• _What the exercise asks_: Your task is to repeat all of the data exactly while excluding the pictures.

• _Source material_:
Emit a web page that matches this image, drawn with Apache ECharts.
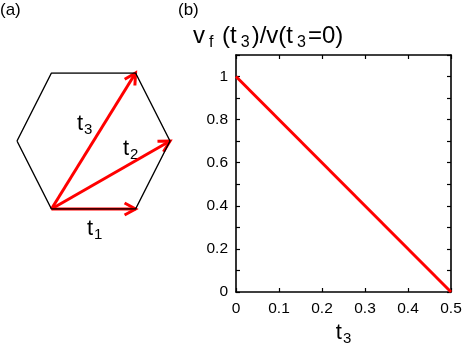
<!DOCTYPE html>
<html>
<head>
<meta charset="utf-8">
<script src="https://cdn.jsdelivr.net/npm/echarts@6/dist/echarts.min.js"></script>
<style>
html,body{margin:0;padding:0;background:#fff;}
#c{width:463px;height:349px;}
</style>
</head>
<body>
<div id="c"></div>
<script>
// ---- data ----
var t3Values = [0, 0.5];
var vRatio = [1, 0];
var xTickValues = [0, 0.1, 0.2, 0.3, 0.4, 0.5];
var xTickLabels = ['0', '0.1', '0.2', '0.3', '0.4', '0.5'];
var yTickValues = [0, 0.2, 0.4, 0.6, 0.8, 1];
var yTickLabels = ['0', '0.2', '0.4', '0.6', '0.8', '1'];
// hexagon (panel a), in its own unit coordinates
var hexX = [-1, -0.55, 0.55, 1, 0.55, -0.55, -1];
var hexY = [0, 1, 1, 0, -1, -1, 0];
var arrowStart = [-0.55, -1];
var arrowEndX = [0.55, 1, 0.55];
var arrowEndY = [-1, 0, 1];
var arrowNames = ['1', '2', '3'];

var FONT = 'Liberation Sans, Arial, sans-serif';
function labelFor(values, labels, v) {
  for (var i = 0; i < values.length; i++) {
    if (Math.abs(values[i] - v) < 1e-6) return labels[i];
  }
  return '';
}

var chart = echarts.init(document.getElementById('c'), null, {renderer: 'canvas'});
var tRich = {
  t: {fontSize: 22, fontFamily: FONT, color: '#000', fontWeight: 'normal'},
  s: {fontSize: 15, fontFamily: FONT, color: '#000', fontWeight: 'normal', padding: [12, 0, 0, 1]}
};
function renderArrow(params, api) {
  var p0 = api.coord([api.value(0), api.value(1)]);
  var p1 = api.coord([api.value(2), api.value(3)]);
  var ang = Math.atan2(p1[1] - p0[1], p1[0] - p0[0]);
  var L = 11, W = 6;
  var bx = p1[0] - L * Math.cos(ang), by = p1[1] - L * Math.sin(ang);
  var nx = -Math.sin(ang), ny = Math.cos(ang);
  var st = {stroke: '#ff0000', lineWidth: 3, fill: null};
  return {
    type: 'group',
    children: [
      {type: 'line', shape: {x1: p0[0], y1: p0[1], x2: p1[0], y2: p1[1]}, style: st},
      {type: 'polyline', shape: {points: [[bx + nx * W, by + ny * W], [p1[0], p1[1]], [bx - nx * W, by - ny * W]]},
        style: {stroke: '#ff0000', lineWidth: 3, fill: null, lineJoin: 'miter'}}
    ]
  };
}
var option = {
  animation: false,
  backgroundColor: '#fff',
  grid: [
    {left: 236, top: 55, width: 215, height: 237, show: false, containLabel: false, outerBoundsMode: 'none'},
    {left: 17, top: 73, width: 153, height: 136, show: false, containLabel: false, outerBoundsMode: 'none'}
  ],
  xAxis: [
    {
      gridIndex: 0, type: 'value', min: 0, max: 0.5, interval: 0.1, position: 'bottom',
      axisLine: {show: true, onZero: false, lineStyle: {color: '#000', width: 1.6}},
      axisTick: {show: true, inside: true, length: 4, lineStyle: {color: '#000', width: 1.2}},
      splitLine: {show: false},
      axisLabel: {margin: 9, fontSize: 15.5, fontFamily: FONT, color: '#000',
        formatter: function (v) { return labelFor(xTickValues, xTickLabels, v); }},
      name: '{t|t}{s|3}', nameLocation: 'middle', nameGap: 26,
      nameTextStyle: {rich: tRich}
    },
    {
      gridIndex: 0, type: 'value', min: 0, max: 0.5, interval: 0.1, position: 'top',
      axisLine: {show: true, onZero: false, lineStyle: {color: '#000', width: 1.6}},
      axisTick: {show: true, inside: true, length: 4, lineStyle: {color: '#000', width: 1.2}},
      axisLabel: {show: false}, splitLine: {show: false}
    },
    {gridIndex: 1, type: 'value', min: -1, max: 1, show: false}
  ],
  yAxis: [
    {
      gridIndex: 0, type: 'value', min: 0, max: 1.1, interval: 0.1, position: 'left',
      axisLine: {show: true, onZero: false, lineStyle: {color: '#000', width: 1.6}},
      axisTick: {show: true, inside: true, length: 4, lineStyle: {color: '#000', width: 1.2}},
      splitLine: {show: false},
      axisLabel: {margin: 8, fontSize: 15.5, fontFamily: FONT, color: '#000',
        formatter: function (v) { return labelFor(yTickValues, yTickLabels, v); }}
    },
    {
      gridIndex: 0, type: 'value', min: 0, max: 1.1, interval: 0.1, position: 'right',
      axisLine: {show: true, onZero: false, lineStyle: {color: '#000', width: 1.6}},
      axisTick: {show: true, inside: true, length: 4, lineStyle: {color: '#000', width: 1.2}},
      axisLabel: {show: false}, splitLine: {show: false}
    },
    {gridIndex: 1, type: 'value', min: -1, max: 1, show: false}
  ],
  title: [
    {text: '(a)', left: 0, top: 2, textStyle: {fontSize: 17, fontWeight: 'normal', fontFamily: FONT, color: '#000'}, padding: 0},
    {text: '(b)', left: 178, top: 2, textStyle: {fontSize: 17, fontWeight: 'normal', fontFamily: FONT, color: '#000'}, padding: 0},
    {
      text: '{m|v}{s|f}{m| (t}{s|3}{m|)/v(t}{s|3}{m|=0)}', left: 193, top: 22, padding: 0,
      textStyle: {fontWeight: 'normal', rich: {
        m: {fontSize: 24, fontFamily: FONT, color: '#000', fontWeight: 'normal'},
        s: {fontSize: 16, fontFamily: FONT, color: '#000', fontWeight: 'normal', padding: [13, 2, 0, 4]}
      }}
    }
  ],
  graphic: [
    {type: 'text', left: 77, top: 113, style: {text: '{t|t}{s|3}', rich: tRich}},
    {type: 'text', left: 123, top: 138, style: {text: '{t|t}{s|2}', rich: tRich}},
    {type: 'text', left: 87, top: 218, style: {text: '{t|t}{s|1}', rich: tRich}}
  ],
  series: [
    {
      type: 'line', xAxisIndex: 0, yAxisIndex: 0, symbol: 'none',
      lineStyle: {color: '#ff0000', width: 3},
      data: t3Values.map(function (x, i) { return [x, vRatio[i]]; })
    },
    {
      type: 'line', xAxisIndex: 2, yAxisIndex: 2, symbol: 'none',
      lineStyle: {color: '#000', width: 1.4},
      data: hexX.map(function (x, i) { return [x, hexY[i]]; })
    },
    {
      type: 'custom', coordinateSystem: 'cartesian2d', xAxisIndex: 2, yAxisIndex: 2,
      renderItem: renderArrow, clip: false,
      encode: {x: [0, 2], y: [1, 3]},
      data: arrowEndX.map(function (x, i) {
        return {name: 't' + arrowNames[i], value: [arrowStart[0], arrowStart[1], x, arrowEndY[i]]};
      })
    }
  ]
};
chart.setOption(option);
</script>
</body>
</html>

• _Answer to the exercise_:
Emit a web page that matches this image, drawn with Apache ECharts.
<!DOCTYPE html>
<html>
<head>
<meta charset="utf-8">
<script src="https://cdn.jsdelivr.net/npm/echarts@6/dist/echarts.min.js"></script>
<style>
html,body{margin:0;padding:0;background:#fff;}
#c{width:463px;height:349px;}
</style>
</head>
<body>
<div id="c"></div>
<script>
// ---- data ----
var t3Values = [0, 0.5];
var vRatio = [1, 0];
var xTickValues = [0, 0.1, 0.2, 0.3, 0.4, 0.5];
var xTickLabels = ['0', '0.1', '0.2', '0.3', '0.4', '0.5'];
var yTickValues = [0, 0.2, 0.4, 0.6, 0.8, 1];
var yTickLabels = ['0', '0.2', '0.4', '0.6', '0.8', '1'];
// hexagon (panel a), in its own unit coordinates
var hexX = [-1, -0.55, 0.55, 1, 0.55, -0.55, -1];
var hexY = [0, 1, 1, 0, -1, -1, 0];
var arrowStart = [-0.55, -1];
var arrowEndX = [0.55, 1, 0.55];
var arrowEndY = [-1, 0, 1];
var arrowNames = ['1', '2', '3'];

var FONT = 'Liberation Sans, Arial, sans-serif';
function labelFor(values, labels, v) {
  for (var i = 0; i < values.length; i++) {
    if (Math.abs(values[i] - v) < 1e-6) return labels[i];
  }
  return '';
}

var chart = echarts.init(document.getElementById('c'), null, {renderer: 'canvas'});
var tRich = {
  t: {fontSize: 22, fontFamily: FONT, color: '#000', fontWeight: 'normal'},
  s: {fontSize: 15, fontFamily: FONT, color: '#000', fontWeight: 'normal', padding: [12, 0, 0, 1]}
};
function renderArrow(params, api) {
  var p0 = api.coord([api.value(0), api.value(1)]);
  var p1 = api.coord([api.value(2), api.value(3)]);
  var ang = Math.atan2(p1[1] - p0[1], p1[0] - p0[0]);
  var L = 11, W = 6;
  var bx = p1[0] - L * Math.cos(ang), by = p1[1] - L * Math.sin(ang);
  var nx = -Math.sin(ang), ny = Math.cos(ang);
  var st = {stroke: '#ff0000', lineWidth: 3, fill: null};
  return {
    type: 'group',
    children: [
      {type: 'line', shape: {x1: p0[0], y1: p0[1], x2: p1[0], y2: p1[1]}, style: st},
      {type: 'polyline', shape: {points: [[bx + nx * W, by + ny * W], [p1[0], p1[1]], [bx - nx * W, by - ny * W]]},
        style: {stroke: '#ff0000', lineWidth: 3, fill: null, lineJoin: 'miter'}}
    ]
  };
}
var option = {
  animation: false,
  backgroundColor: '#fff',
  grid: [
    {left: 236, top: 55, width: 215, height: 237, show: false, containLabel: false, outerBoundsMode: 'none'},
    {left: 17, top: 73, width: 153, height: 136, show: false, containLabel: false, outerBoundsMode: 'none'}
  ],
  xAxis: [
    {
      gridIndex: 0, type: 'value', min: 0, max: 0.5, interval: 0.1, position: 'bottom',
      axisLine: {show: true, onZero: false, lineStyle: {color: '#000', width: 1.6}},
      axisTick: {show: true, inside: true, length: 4, lineStyle: {color: '#000', width: 1.2}},
      splitLine: {show: false},
      axisLabel: {margin: 9, fontSize: 15.5, fontFamily: FONT, color: '#000',
        formatter: function (v) { return labelFor(xTickValues, xTickLabels, v); }},
      name: '{t|t}{s|3}', nameLocation: 'middle', nameGap: 26,
      nameTextStyle: {rich: tRich}
    },
    {
      gridIndex: 0, type: 'value', min: 0, max: 0.5, interval: 0.1, position: 'top',
      axisLine: {show: true, onZero: false, lineStyle: {color: '#000', width: 1.6}},
      axisTick: {show: true, inside: true, length: 4, lineStyle: {color: '#000', width: 1.2}},
      axisLabel: {show: false}, splitLine: {show: false}
    },
    {gridIndex: 1, type: 'value', min: -1, max: 1, show: false}
  ],
  yAxis: [
    {
      gridIndex: 0, type: 'value', min: 0, max: 1.1, interval: 0.1, position: 'left',
      axisLine: {show: true, onZero: false, lineStyle: {color: '#000', width: 1.6}},
      axisTick: {show: true, inside: true, length: 4, lineStyle: {color: '#000', width: 1.2}},
      splitLine: {show: false},
      axisLabel: {margin: 8, fontSize: 15.5, fontFamily: FONT, color: '#000',
        formatter: function (v) { return labelFor(yTickValues, yTickLabels, v); }}
    },
    {
      gridIndex: 0, type: 'value', min: 0, max: 1.1, interval: 0.1, position: 'right',
      axisLine: {show: true, onZero: false, lineStyle: {color: '#000', width: 1.6}},
      axisTick: {show: true, inside: true, length: 4, lineStyle: {color: '#000', width: 1.2}},
      axisLabel: {show: false}, splitLine: {show: false}
    },
    {gridIndex: 1, type: 'value', min: -1, max: 1, show: false}
  ],
  title: [
    {text: '(a)', left: 0, top: 2, textStyle: {fontSize: 17, fontWeight: 'normal', fontFamily: FONT, color: '#000'}, padding: 0},
    {text: '(b)', left: 178, top: 2, textStyle: {fontSize: 17, fontWeight: 'normal', fontFamily: FONT, color: '#000'}, padding: 0},
    {
      text: '{m|v}{s|f}{m| (t}{s|3}{m|)/v(t}{s|3}{m|=0)}', left: 193, top: 22, padding: 0,
      textStyle: {fontWeight: 'normal', rich: {
        m: {fontSize: 24, fontFamily: FONT, color: '#000', fontWeight: 'normal'},
        s: {fontSize: 16, fontFamily: FONT, color: '#000', fontWeight: 'normal', padding: [13, 2, 0, 4]}
      }}
    }
  ],
  graphic: [
    {type: 'text', left: 77, top: 113, style: {text: '{t|t}{s|3}', rich: tRich}},
    {type: 'text', left: 123, top: 138, style: {text: '{t|t}{s|2}', rich: tRich}},
    {type: 'text', left: 87, top: 218, style: {text: '{t|t}{s|1}', rich: tRich}}
  ],
  series: [
    {
      type: 'line', xAxisIndex: 0, yAxisIndex: 0, symbol: 'none',
      lineStyle: {color: '#ff0000', width: 3},
      data: t3Values.map(function (x, i) { return [x, vRatio[i]]; })
    },
    {
      type: 'line', xAxisIndex: 2, yAxisIndex: 2, symbol: 'none',
      lineStyle: {color: '#000', width: 1.4},
      data: hexX.map(function (x, i) { return [x, hexY[i]]; })
    },
    {
      type: 'custom', coordinateSystem: 'cartesian2d', xAxisIndex: 2, yAxisIndex: 2,
      renderItem: renderArrow, clip: false,
      encode: {x: [0, 2], y: [1, 3]},
      data: arrowEndX.map(function (x, i) {
        return {name: 't' + arrowNames[i], value: [arrowStart[0], arrowStart[1], x, arrowEndY[i]]};
      })
    }
  ]
};
chart.setOption(option);
</script>
</body>
</html>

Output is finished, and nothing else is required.